The food was marvelous, the service attentive and proactive, and the setting lovely. Parrot Key is not a short drive from our house, but we will go back. As we finished the meal, we asked to see the manager. When the manager arrived a few minutes later, we congratulated her on a finely run restaurant and on the skill and competence of the server.

Since then I’ve thought about the experience and identified these lessons in leadership that I believe you will find enlightening, reassuring, and helpful.
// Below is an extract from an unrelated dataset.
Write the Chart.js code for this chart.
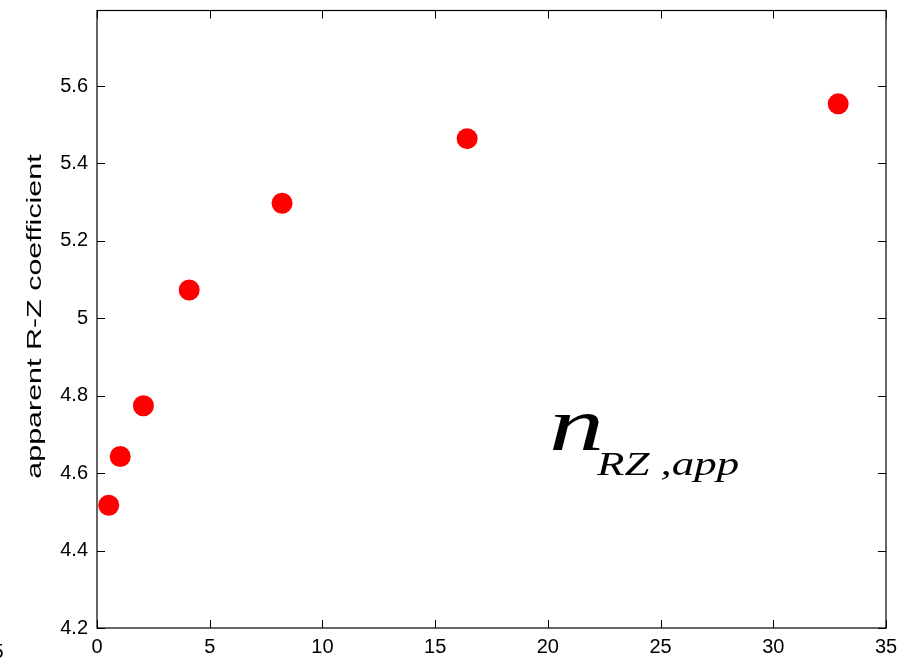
<!DOCTYPE html>
<html lang="en">
<head>
    <meta charset="UTF-8">
    <title>Apparent R-Z coefficient</title>
    <script src="https://cdn.jsdelivr.net/npm/chart.js"></script>
    <style>
        html, body { margin: 0; padding: 0; background: white; }
        .wrap { width: 912px; height: 660px; position: relative; }
    </style>
</head>
<body>
    <div class="wrap">
        <canvas id="chart" width="912" height="660"></canvas>
    </div>

    <script>
        // data
        const xValues = [0.52, 1.03, 2.06, 4.09, 8.21, 16.42, 32.88];
        const yValues = [4.517, 4.643, 4.774, 5.073, 5.297, 5.464, 5.554];
        const xTicks = [0, 5, 10, 15, 20, 25, 30, 35];
        const yTicks = [4.2, 4.4, 4.6, 4.8, 5.0, 5.2, 5.4, 5.6];
        const yTitle = 'apparent R-Z coefficient';

        const points = xValues.map((x, i) => ({ x: x, y: yValues[i] }));

        // box, inward ticks on all four sides, y title and the label
        const framePlugin = {
            id: 'frame',
            afterDraw(chart) {
                const ctx = chart.ctx;
                const a = chart.chartArea;
                const xs = chart.scales.x;
                const ys = chart.scales.y;
                const tl = 8;
                ctx.save();
                ctx.strokeStyle = '#000';
                ctx.lineWidth = 1.2;
                ctx.strokeRect(a.left, a.top, a.right - a.left, a.bottom - a.top);
                ctx.lineWidth = 1;
                ctx.beginPath();
                xTicks.forEach(v => {
                    const px = Math.round(xs.getPixelForValue(v)) + 0.5;
                    ctx.moveTo(px, a.bottom); ctx.lineTo(px, a.bottom - tl);
                    ctx.moveTo(px, a.top); ctx.lineTo(px, a.top + tl);
                });
                yTicks.forEach(v => {
                    const py = Math.round(ys.getPixelForValue(v)) + 0.5;
                    ctx.moveTo(a.left, py); ctx.lineTo(a.left + tl, py);
                    ctx.moveTo(a.right, py); ctx.lineTo(a.right - tl, py);
                });
                ctx.stroke();

                // y axis title (stretched along its baseline like the original)
                ctx.fillStyle = '#000';
                ctx.save();
                ctx.translate(35, 316.5);
                ctx.rotate(-Math.PI / 2);
                ctx.scale(1.45, 1);
                ctx.font = '21px "Liberation Sans", Arial, sans-serif';
                ctx.textAlign = 'center';
                ctx.textBaseline = 'middle';
                ctx.fillText(yTitle, 0, 0);
                ctx.restore();

                // n_{RZ,app}
                ctx.save();
                ctx.translate(549, 450);
                ctx.scale(1.45, 1);
                ctx.font = 'italic 76px "Liberation Serif", "Times New Roman", serif';
                ctx.textAlign = 'left';
                ctx.textBaseline = 'alphabetic';
                ctx.fillText('n', 0, 0);
                ctx.restore();
                ctx.save();
                ctx.translate(597, 475);
                ctx.scale(1.36, 1);
                ctx.font = 'italic 33px "Liberation Serif", "Times New Roman", serif';
                ctx.textAlign = 'left';
                ctx.textBaseline = 'alphabetic';
                ctx.fillText('RZ ,app', 0, 0);
                ctx.restore();

                // clipped label at the lower left edge
                ctx.font = '20px "Liberation Sans", Arial, sans-serif';
                ctx.textAlign = 'right';
                ctx.textBaseline = 'alphabetic';
                ctx.fillText('5', 3.5, 658);
                ctx.restore();
            }
        };

        new Chart(document.getElementById('chart').getContext('2d'), {
            type: 'scatter',
            data: {
                datasets: [{
                    data: points,
                    backgroundColor: '#ff0000',
                    borderWidth: 0,
                    pointRadius: 10.5,
                    pointHoverRadius: 10.5
                }]
            },
            options: {
                responsive: false,
                animation: false,
                layout: { padding: { top: 7, right: 26, left: 0, bottom: 0 } },
                plugins: {
                    legend: { display: false },
                    tooltip: { enabled: false }
                },
                scales: {
                    x: {
                        type: 'linear',
                        min: 0,
                        max: 35,
                        grid: { display: false, drawTicks: false },
                        border: { display: false },
                        afterBuildTicks: s => { s.ticks = xTicks.map(v => ({ value: v })); },
                        afterFit: s => { s.height = 32; s.paddingLeft = 0; s.paddingRight = 0; },
                        ticks: {
                            padding: 7,
                            color: '#000',
                            maxRotation: 0,
                            font: { family: '"Liberation Sans", Arial, sans-serif', size: 20 },
                            callback: v => String(v)
                        }
                    },
                    y: {
                        type: 'linear',
                        min: 4.2,
                        max: 5.795,
                        grid: { display: false, drawTicks: false },
                        border: { display: false },
                        afterBuildTicks: s => { s.ticks = yTicks.map(v => ({ value: v })); },
                        afterFit: s => { s.width = 97; s.paddingTop = 0; s.paddingBottom = 0; },
                        ticks: {
                            padding: 9,
                            color: '#000',
                            font: { family: '"Liberation Sans", Arial, sans-serif', size: 20 },
                            callback: v => String(Number(v.toFixed(1)))
                        }
                    }
                }
            },
            plugins: [framePlugin]
        });
    </script>
</body>
</html>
  1. Experiences that turn out well for our customers is not accidental. It is the result of hiring the right people, careful training, detail-oriented management, and follow-through. It is obvious at Parrot Key that they do all four and do them well. I’ve been in a lot of beach joints in my life, love seafood and love the sea, but so many beach joints trade on their locale and on the fast turnover of a steady stream of tourists. Not many treat their customers like they needed them to come back. Parrot Key does.
  2. Exceptional service comes from people who can anticipate what is going to be needed and then make sure they supply it. In this case, Parrot key’s managers have done two things well. They have selected the right personnel who possess that oh-so-rare quality of foresight made manifest by a respect for the people they work for. I taught my children a secret when they began to enter the workforce. That secret is that they need to be able to intuit the anxiety index of their boss and make sure they never provoke it. Leaders need to do the same for those who work for them – anticipate what their employees will need, discern what makes them anxious, and do what we must to keep things calm. This means that the people who work with us look to us for certain things. We can do a great deal to even out the highs and lows of the job by thinking ahead. The Parrot Key people have obviously done that.
  3. Developing capable people means we as trainers, leaders, and managers know what those we train are going to need to know and when they are going to need to know it. We would like to hire people who already know that but hardly anyone does nor will they. Indeed, the essence of effective leadership is in the success e have in developing capable people under us. When we spoke with Parrot Key’s manager and complimented her on the service given us the manager said that they had made a good choice. Indeed, they had. I don’t know what method they use to select people but it works well. Hiring people is always a risk but it need not be a shot in the dark. Effective leaders develop methods of hiring, hone their people-picking skills over time, and learn to make good choices. Then, we make sure that the essentials are covered based on the requirements of the job and the values of the company. Effective restaurant managers understand that they are doing more than selling food. They understand that they are providing a certain dining experience that must meet the expectations of customers and satisfy the implied and expressed specifications of the company. Fast-food people must take and fulfill orders quickly. Dining establishments like Parrot Key have a different nature.
  4. It’s trite, but you only get one chance to make a first impression. Too many times we tend to look at averages. We tend to measure our business over a series of experiences. I’ll go back to Parrot Key, I’ve not been back to the others and don’t intend to. I visited a new car dealership nearby during one of the sales campaigns and was accosted, indeed almost assaulted by a sales person who came on so strongly that I had to fight him off. I have never been back, and were he the only car dealer in Florida, I would walk to Georgia to buy a car. We need to be committed to providing a stellar experience the very first time. Parrot Key made a good one.
  5. It is never enough to do one thing very well. We need to do many things better than our competitors. Success and excellence is the result of little touches, small steps that outpace others. That sets us apart and, more importantly, keeps us ahead.

Self-examination is sometimes difficult. So, why not consider an unrelated setting, like a Parrot Key? The principles that make for exceptional business are universal. You can make the application to your peculiar setting.